Tennessee Judge’s Order Green Lights CU-Bank Acquisition
State AG office that opposed the proposed deal reviews the court ruling and considers next steps, including a possible appeal.
A Tennessee judge’s order that allows a federal credit union to buy a state-chartered bank was recently decided on the definition of one word – acquire.
Last November, Davidson County Chancery Court Judge Patricia Moskal issued an injunction, which temporarily blocked the pending acquisition after the Tennessee Department of Financial Institutions argued the proposed purchase of the $818 million Financial Federal Bank in Memphis, Tenn., by the $1 billion Orion Federal Credit Union, also in Memphis, is prohibited under state law. TDFI asked Judge Moskal to nix the deal.
However, lawyers for Orion and FFB asked the state judge to allow the deal to move forward. They argued in court documents that the proposed transaction is not prohibited because the term “acquire” or “acquire a bank” under Tennessee law is limited to the acquisition of a bank as a corporate entity by acquiring the bank’s stock or charter. They also argued the Tennessee regulator interpreted “acquire” too broadly, and that the term does not extend to Orion’s proposed purchase of all or substantially all of the assets and assumption of FFB’s liabilities, which the financial institutions alluded to in an undisclosed definitive agreement announced in August 2021.
“The Court construes the plain language of that term (acquire) (acquire a bank) as limited to the acquisition of a bank as a corporate entity and does not extend to the purchase of all or substantially all of the assets of a bank. Instead, the sale of bank’s assets … permits a bank to sell all or substantially all of its assets without limitation as to the acquiring entity, subject only to the rights of dissenting shareholders,” Judge Moskal wrote in the 16-page order. “To the extent the term “acquire” or “acquire a bank” is deemed ambiguous, the Court relies on sound principles of statutory construction that the exclusion of any definition of “acquire” or “acquire a bank” … but the inclusion of specific definitions in other banking statutes, leads to the conclusion that a different definition was intended. Finally, while the Court has considered the Department’s interpretation of “acquire” or “acquire a bank”… that interpretation is not controlling and the statutory construction issue remains a question of law. Accordingly, the Court concludes that the proposed asset purchase transaction is not a prohibited transaction.”

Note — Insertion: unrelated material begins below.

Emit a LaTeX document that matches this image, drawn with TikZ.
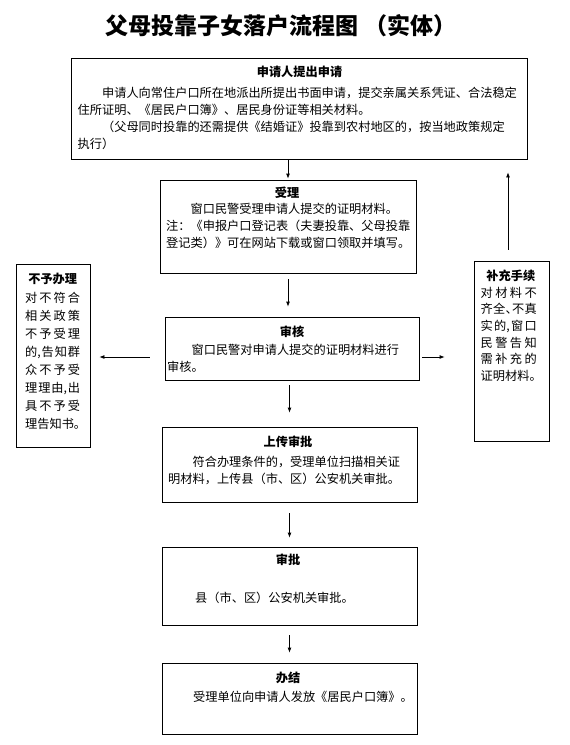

Judge Moskal also noted in her order, released last Friday afternoon, that the Tennessee regulator acknowledged that it has approved or did not object to other asset purchase transactions where either Tennessee state-chartered banks or out-of-state banks acquired all or substantially all of the assets of Tennessee state-chartered banks through a merger.
“In this case, FFB is a wholly-owned subsidiary of FedCorp and FedCorp – as the sole shareholder – has consented to the sale of all or substantially all of the assets of FFBank to Orion,” Judge Moskal wrote. “The legislature could have included a limitation on the types of entities permitted to purchase the assets of a state-chartered bank, but it did not do so.”
The Tennessee Attorney General’s office, which represents TDFI, said in a statement Wednesday that it is “reviewing the order and is considering next steps.”
Colin Barrett, president of the Tennessee Bankers Association, said the trade group is disappointed and surprised by the court’s decision as no one understands Tennessee banking laws as well as the Tennessee Department of Financial Institutions.
“However the ruling doesn’t change the fact that Orion should not be allowed to blatantly abandon its mission and exploit its taxpayer subsidized status in order to acquire a community bank,” he said. “If the deal goes through, it will harm the city of Memphis and result in a loss of $15 million in local, state and federal taxes over the next decade. All taxpayers and those responsible for Tennessee fiscal policy should be concerned.”
Lawyers representing the credit union as well as top executives of FFB and Orion did not respond to CU Times’ requests for comment by Wednesday’s deadline.
TDFI has until June 27 to file an appeal.
While the federal regulatory approvals remain pending, a review of the proposed credit union-bank acquisition agreement by the FDIC and NCUA has been suspended until this case has been resolved.